St. Joseph's College of Engineering, Chennai
- Motto: You Choose, We do it.
- Type: Private
- Established: 1994
- Founder: Jeppiaar
- Accreditation: UGC
- Chairman: Babu Manoharan
- Principal: Vaddi Seshagiri Rao
- Dean: G. Shreekumar
- Location: OMR, 600 119, Chennai, Tamil Nadu, India 12°52′10″N 80°12′57″E﻿ / ﻿12.86944°N 80.21583°E
- Website: stjosephs.ac.in

= St. Joseph's College of Engineering =

College in Chennai, India

St. Joseph's College of Engineering is a higher education institution in Chennai, India. It is under the administration of the Jeppiaar Educational Trust. The college is granted with Autonomous Status.

==Location==
The college is next to Sathyabama University in Semmancheri, OMR and about 15 km from Adyar in Chennai.
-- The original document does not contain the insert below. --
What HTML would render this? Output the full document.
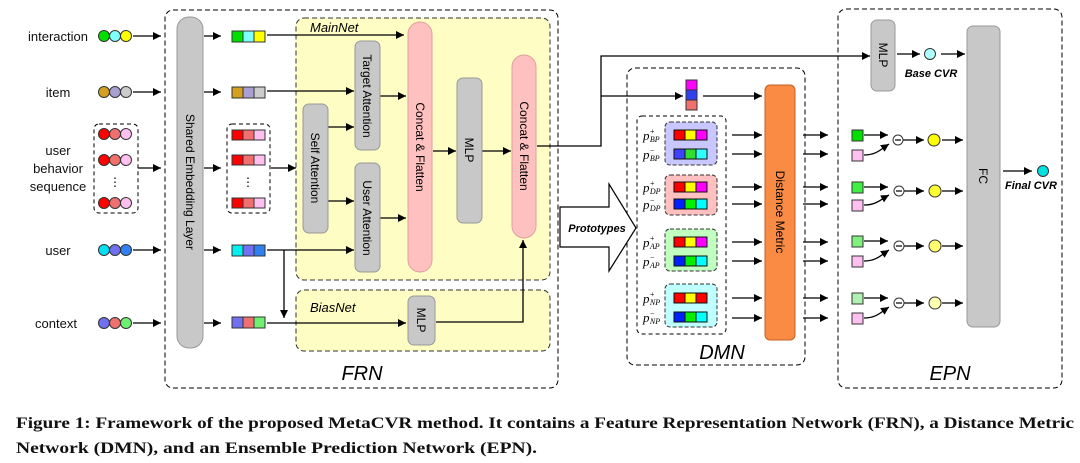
<!DOCTYPE html>
<html><head><meta charset="utf-8"><style>
html,body{margin:0;padding:0;background:#fff;}
svg{display:block;font-family:"Liberation Sans",sans-serif;}
</style></head><body>
<svg width="1080" height="463" viewBox="0 0 1080 463" xmlns="http://www.w3.org/2000/svg">
<defs>
<marker id="a" viewBox="0 0 10 10" refX="10" refY="5" markerWidth="8" markerHeight="8" markerUnits="userSpaceOnUse" orient="auto"><path d="M0,0 L10,5 L0,10 z" fill="#000"/></marker>
</defs>
<!-- boxes -->
<rect x="165" y="10" width="393" height="378" rx="8" fill="none" stroke="#000" stroke-dasharray="5,3"/>
<rect x="296" y="18" width="254" height="262" rx="8" fill="#fdfdc4" stroke="#333" stroke-dasharray="5,3"/>
<rect x="296" y="290" width="254" height="61" rx="8" fill="#fdfdc4" stroke="#333" stroke-dasharray="5,3"/>
<rect x="627" y="68" width="178" height="297" rx="8" fill="none" stroke="#000" stroke-dasharray="5,3"/>
<rect x="838" y="9" width="224" height="379" rx="8" fill="none" stroke="#000" stroke-dasharray="5,3"/>
<g stroke="#000" stroke-width="1.3" fill="none" marker-end="url(#a)">
<path d="M133 36 H161"/><path d="M133 92 H161"/><path d="M138 168 H161"/><path d="M133 250 H161"/><path d="M133 323 H161"/>
<path d="M204 36 H221"/><path d="M204 92 H221"/><path d="M204 168 H221"/><path d="M204 250 H221"/><path d="M204 323 H221"/>
<path d="M267 35 H404"/><path d="M267 91 H354"/><path d="M271 168 H296"/><path d="M267 250 H354"/>
<path d="M267 323 H406"/><path d="M284 250 V318"/>
<path d="M328 127 H354"/><path d="M328 201 H354"/>
<path d="M380 96 H406"/><path d="M380 218 H406"/>
<path d="M433 151 H456"/><path d="M482 151 H511"/>
<path d="M436 322 H523 V240"/>
<path d="M537 146 H601 V56 H870"/>
<path d="M601 96 H683"/>
<path d="M703 96 H762"/>
<path d="M897 54 H920"/><path d="M941 54 H965"/>
<path d="M1003 171 H1032"/>
</g>
<text x="310" y="32" font-size="13" font-style="italic">MainNet</text>
<text x="310" y="312" font-size="13" font-style="italic">BiasNet</text>
<text x="362" y="380" font-size="20" font-style="italic" text-anchor="middle">FRN</text>
<text x="722" y="359" font-size="20" font-style="italic" text-anchor="middle">DMN</text>
<text x="950" y="380" font-size="20" font-style="italic" text-anchor="middle">EPN</text>
<!-- left labels -->
<g font-size="13" text-anchor="middle" fill="#111">
<text x="58" y="41">interaction</text><text x="58" y="97">item</text>
<text x="58" y="155">user</text><text x="58" y="173">behavior</text><text x="58" y="191">sequence</text>
<text x="58" y="255">user</text><text x="56" y="328">context</text>
</g>
<g stroke="#333" stroke-width="1">
<circle cx="104" cy="36" r="5.5" fill="#00e000"/><circle cx="115" cy="36" r="5.5" fill="#80ffff"/><circle cx="126" cy="36" r="5.5" fill="#ffff00"/>
<circle cx="104" cy="92" r="5.5" fill="#d4a020"/><circle cx="115" cy="92" r="5.5" fill="#a8a0d0"/><circle cx="126" cy="92" r="5.5" fill="#ccc"/>
<circle cx="104" cy="134" r="5.5" fill="#f00"/><circle cx="115" cy="134" r="5.5" fill="#f07070"/><circle cx="126" cy="134" r="5.5" fill="#ffc0f0"/>
<circle cx="104" cy="160" r="5.5" fill="#f00"/><circle cx="115" cy="160" r="5.5" fill="#f07070"/><circle cx="126" cy="160" r="5.5" fill="#ffc0f0"/>
<circle cx="104" cy="203" r="5.5" fill="#f00"/><circle cx="115" cy="203" r="5.5" fill="#f07070"/><circle cx="126" cy="203" r="5.5" fill="#ffc0f0"/>
<circle cx="104" cy="250" r="5.5" fill="#00e0f0"/><circle cx="115" cy="250" r="5.5" fill="#7070f0"/><circle cx="126" cy="250" r="5.5" fill="#3080f0"/>
<circle cx="104" cy="323" r="5.5" fill="#7070f0"/><circle cx="115" cy="323" r="5.5" fill="#f07070"/><circle cx="126" cy="323" r="5.5" fill="#70f070"/>
</g>
<rect x="94" y="124" width="44" height="89" rx="5" fill="none" stroke="#000" stroke-dasharray="4,3"/>
<text x="115" y="186" font-size="12" text-anchor="middle">⋮</text>
<!-- shared emb -->
<rect x="177" y="17" width="26" height="331" rx="12" fill="#c8c8c8" stroke="#999"/>
<text transform="translate(186,182) rotate(90)" font-size="12" text-anchor="middle">Shared Embedding Layer</text>
<!-- embedding bars -->
<g stroke="#333" stroke-width="1">
<rect x="232" y="31" width="11" height="11" fill="#00e000"/><rect x="243" y="31" width="11" height="11" fill="#80ffff"/><rect x="254" y="31" width="11" height="11" fill="#ff0"/>
<rect x="232" y="87" width="11" height="11" fill="#d4a020"/><rect x="243" y="87" width="11" height="11" fill="#a8a0d0"/><rect x="254" y="87" width="11" height="11" fill="#ccc"/>
<rect x="232" y="130" width="11" height="10" fill="#f00"/><rect x="243" y="130" width="11" height="10" fill="#f07070"/><rect x="254" y="130" width="11" height="10" fill="#ffc0f0"/>
<rect x="232" y="155" width="11" height="10" fill="#f00"/><rect x="243" y="155" width="11" height="10" fill="#f07070"/><rect x="254" y="155" width="11" height="10" fill="#ffc0f0"/>
<rect x="232" y="198" width="11" height="10" fill="#f00"/><rect x="243" y="198" width="11" height="10" fill="#f07070"/><rect x="254" y="198" width="11" height="10" fill="#ffc0f0"/>
<rect x="232" y="245" width="11" height="11" fill="#00f0f0"/><rect x="243" y="245" width="11" height="11" fill="#7070f0"/><rect x="254" y="245" width="11" height="11" fill="#3080f0"/>
<rect x="232" y="317" width="11" height="11" fill="#7070f0"/><rect x="243" y="317" width="11" height="11" fill="#f07070"/><rect x="254" y="317" width="11" height="11" fill="#70f070"/>
</g>
<rect x="227" y="124" width="43" height="89" rx="5" fill="none" stroke="#000" stroke-dasharray="4,3"/>
<text x="248" y="186" font-size="12" text-anchor="middle">⋮</text>
<!-- blocks -->
<g stroke="#999" fill="#c8c8c8">
<rect x="355" y="41" width="25" height="109" rx="6"/>
<rect x="303" y="104" width="25" height="129" rx="6"/>
<rect x="355" y="163" width="25" height="109" rx="6"/>
<rect x="457" y="78" width="25" height="145" rx="6"/>
<rect x="408" y="296" width="27" height="49" rx="6"/>
<rect x="871" y="20" width="24" height="71" rx="6"/>
<rect x="967" y="26" width="33" height="301" rx="6"/>
</g>
<g fill="#ffc0c0" stroke="#e0a0a0">
<rect x="408" y="22" width="24" height="250" rx="12"/>
<rect x="512" y="55" width="24" height="183" rx="12"/>
</g>
<rect x="765" y="85" width="30" height="255" rx="5" fill="#f98b45" stroke="#c06020"/>
<g font-size="12" text-anchor="middle">
<text transform="translate(367,96) rotate(90)" dy="4">Target Attention</text>
<text transform="translate(315,168) rotate(90)" dy="4">Self Attention</text>
<text transform="translate(367,218) rotate(90)" dy="4">User Attention</text>
<text transform="translate(420,147) rotate(90)" dy="4">Concat &amp; Flatten</text>
<text transform="translate(469,150) rotate(90)" dy="4">MLP</text>
<text transform="translate(524,146) rotate(90)" dy="4">Concat &amp; Flatten</text>
<text transform="translate(421,320) rotate(90)" dy="4">MLP</text>
<text transform="translate(883,55) rotate(90)" dy="4">MLP</text>
<text transform="translate(983,176) rotate(90)" dy="4">FC</text>
<text transform="translate(780,212) rotate(90)" dy="4">Distance Metric</text>
</g>
<!-- DMN -->
<g stroke="#333" stroke-width="1">
<rect x="686" y="80" width="11" height="10" fill="#f0f"/><rect x="686" y="90" width="11" height="10" fill="#3040f0"/><rect x="686" y="100" width="11" height="10" fill="#f07070"/>
</g>
<rect x="637" y="116" width="89" height="218" rx="5" fill="none" stroke="#000" stroke-dasharray="4,3"/>
<g stroke="#333" stroke-dasharray="4,2">
<rect x="665" y="122" width="52" height="43" rx="5" fill="#c8c8ff"/>
<rect x="665" y="175" width="52" height="40" rx="5" fill="#ffc0c0"/>
<rect x="665" y="229" width="52" height="42" rx="5" fill="#c0ffc0"/>
<rect x="665" y="284" width="52" height="43" rx="5" fill="#c0ffff"/>
</g>
<g stroke="#111" stroke-width="1">
<rect x="674" y="130" width="11" height="10" fill="#f00"/><rect x="685" y="130" width="11" height="10" fill="#ff0"/><rect x="696" y="130" width="11" height="10" fill="#f0f"/>
<rect x="674" y="149" width="11" height="10" fill="#4040ff"/><rect x="685" y="149" width="11" height="10" fill="#30e030"/><rect x="696" y="149" width="11" height="10" fill="#30ffff"/>
<rect x="674" y="182" width="11" height="10" fill="#f00"/><rect x="685" y="182" width="11" height="10" fill="#ff0"/><rect x="696" y="182" width="11" height="10" fill="#f0f"/>
<rect x="674" y="199" width="11" height="10" fill="#0020ff"/><rect x="685" y="199" width="11" height="10" fill="#00f000"/><rect x="696" y="199" width="11" height="10" fill="#00ffff"/>
<rect x="674" y="237" width="11" height="10" fill="#f00"/><rect x="685" y="237" width="11" height="10" fill="#ff0"/><rect x="696" y="237" width="11" height="10" fill="#f0f"/>
<rect x="674" y="256" width="11" height="10" fill="#0020ff"/><rect x="685" y="256" width="11" height="10" fill="#00f000"/><rect x="696" y="256" width="11" height="10" fill="#00ffff"/>
<rect x="674" y="293" width="11" height="10" fill="#f00"/><rect x="685" y="293" width="11" height="10" fill="#ff0"/><rect x="696" y="293" width="11" height="10" fill="#f00"/>
<rect x="674" y="312" width="11" height="10" fill="#0020ff"/><rect x="685" y="312" width="11" height="10" fill="#00f000"/><rect x="696" y="312" width="11" height="10" fill="#00ffff"/>
</g>
<g font-family="Liberation Serif,serif" font-style="italic" font-size="13">
<text x="643" y="140">p<tspan font-size="8" dy="-6">+</tspan><tspan font-size="8" dx="-5" dy="8">BP</tspan></text>
<text x="643" y="159">p<tspan font-size="8" dy="-6">−</tspan><tspan font-size="8" dx="-5" dy="8">BP</tspan></text>
<text x="643" y="192">p<tspan font-size="8" dy="-6">+</tspan><tspan font-size="8" dx="-5" dy="8">DP</tspan></text>
<text x="643" y="209">p<tspan font-size="8" dy="-6">−</tspan><tspan font-size="8" dx="-5" dy="8">DP</tspan></text>
<text x="643" y="247">p<tspan font-size="8" dy="-6">+</tspan><tspan font-size="8" dx="-5" dy="8">AP</tspan></text>
<text x="643" y="266">p<tspan font-size="8" dy="-6">−</tspan><tspan font-size="8" dx="-5" dy="8">AP</tspan></text>
<text x="643" y="303">p<tspan font-size="8" dy="-6">+</tspan><tspan font-size="8" dx="-5" dy="8">NP</tspan></text>
<text x="643" y="322">p<tspan font-size="8" dy="-6">−</tspan><tspan font-size="8" dx="-5" dy="8">NP</tspan></text>
</g>
<g stroke="#000" stroke-width="1.3" fill="none" marker-end="url(#a)">
<path d="M732 135 H762"/><path d="M732 154 H762"/><path d="M732 187 H762"/><path d="M732 204 H762"/>
<path d="M732 242 H762"/><path d="M732 261 H762"/><path d="M732 298 H762"/><path d="M732 318 H762"/>
<path d="M803 135 H828"/><path d="M803 154 H828"/><path d="M803 187 H828"/><path d="M803 204 H828"/>
<path d="M803 242 H828"/><path d="M803 261 H828"/><path d="M803 298 H828"/><path d="M803 318 H828"/>
<path d="M864 135 H888"/><path d="M864 155 C876 155 880 150 889 144"/><path d="M903 140 H924"/><path d="M942 140 H963"/>
<path d="M864 187 H888"/><path d="M864 205 C876 205 880 200 889 195"/><path d="M904 191 H924"/><path d="M942 191 H963"/>
<path d="M864 241 H888"/><path d="M864 261 C876 261 880 256 889 250"/><path d="M904 246 H924"/><path d="M942 246 H963"/>
<path d="M864 298 H888"/><path d="M864 318 C876 318 880 313 889 307"/><path d="M904 303 H924"/><path d="M942 303 H963"/>
</g>
<!-- prototypes arrow -->
<path d="M560 207 H609 V184 L636 228 L609 271 V247 H560 Z" fill="#fff" stroke="#000" stroke-width="1.2"/>
<text x="597" y="232" font-size="11" font-weight="bold" font-style="italic" text-anchor="middle">Prototypes</text>
<!-- EPN -->
<circle cx="930" cy="54" r="5.5" fill="#b0ffff" stroke="#333"/>
<text x="931" y="77" font-size="11" font-weight="bold" font-style="italic" text-anchor="middle">Base CVR</text>
<circle cx="1043" cy="171" r="5.5" fill="#00e0e0" stroke="#333"/>
<text x="1031" y="189" font-size="11" font-weight="bold" font-style="italic" text-anchor="middle">Final CVR</text>
<g stroke="#333" stroke-width="1">
<rect x="852" y="130" width="11" height="11" fill="#00e000"/><rect x="852" y="150" width="11" height="11" fill="#ffc0f0"/>
<rect x="852" y="182" width="11" height="11" fill="#40f040"/><rect x="852" y="200" width="11" height="11" fill="#ffc0f0"/>
<rect x="852" y="236" width="11" height="11" fill="#80f080"/><rect x="852" y="256" width="11" height="11" fill="#ffc0f0"/>
<rect x="852" y="293" width="11" height="11" fill="#b0f0b0"/><rect x="852" y="313" width="11" height="11" fill="#ffc0f0"/>
<circle cx="898" cy="140" r="5" fill="#fff"/><circle cx="899" cy="191" r="5" fill="#fff"/><circle cx="899" cy="246" r="5" fill="#fff"/><circle cx="899" cy="303" r="5" fill="#fff"/>
<circle cx="934" cy="140" r="6" fill="#ffff00"/><circle cx="935" cy="191" r="6" fill="#ffff30"/><circle cx="935" cy="246" r="6" fill="#ffff70"/><circle cx="935" cy="303" r="6" fill="#ffffb0"/>
</g>
<g stroke="#000" stroke-width="1.2"><path d="M895 140 H901"/><path d="M896 191 H902"/><path d="M896 246 H902"/><path d="M896 303 H902"/></g>
<!-- caption -->
<g font-family="Liberation Serif,serif" font-weight="bold" font-size="16" fill="#111">
<text x="16" y="428" textLength="1058" lengthAdjust="spacingAndGlyphs">Figure 1: Framework of the proposed MetaCVR method. It contains a Feature Representation Network (FRN), a Distance Metric</text>
<text x="16" y="453" textLength="521" lengthAdjust="spacingAndGlyphs">Network (DMN), and an Ensemble Prediction Network (EPN).</text>
</g>
</svg>
</body></html>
It is accessible by the Rajiv Gandhi Salai (OMR).

==Academic departments==
St.Joseph's College of engineering consists of the following academic departments.
- Department of Computer Science and Engineering
- Department of Electronics & Communication Engineering
- Department of Electrical & Electronics Engineering
- Department of Mechanical Engineering
- Department of Electronics and Instrumentation Engineering
- Department of Instrumentation and control engineering
- Department of Information Technology
- Department of Bio-Technology
- Department of Chemical Engineering
- Department of Artificial intelligence and Data Science
- Department of Artificial intelligence and Machine learning
In addition, SJCE has the following courses for master's degrees:

- Master of Engineering in Power Electronics and Drives
- Master of Engineering in Applied Electronics
- Master of Engineering in Computer Science and Engineering
- Master of Science in Computer Technology
- Master of Business Administration
- Master of Engineering in Power Systems
- Master of Engineering in Software Engineering
- Master of Engineering in Manufacturing Engineering
- Master of Engineering in Control and Instrumentation Engineering
- M.B.A. - Stands for Master of Business Administration.
- Master of Computer Applications
- Master of Technology in Biotechnology

==Rankings==

The National Institutional Ranking Framework (NIRF) ranked it 183 among engineering colleges in 2021.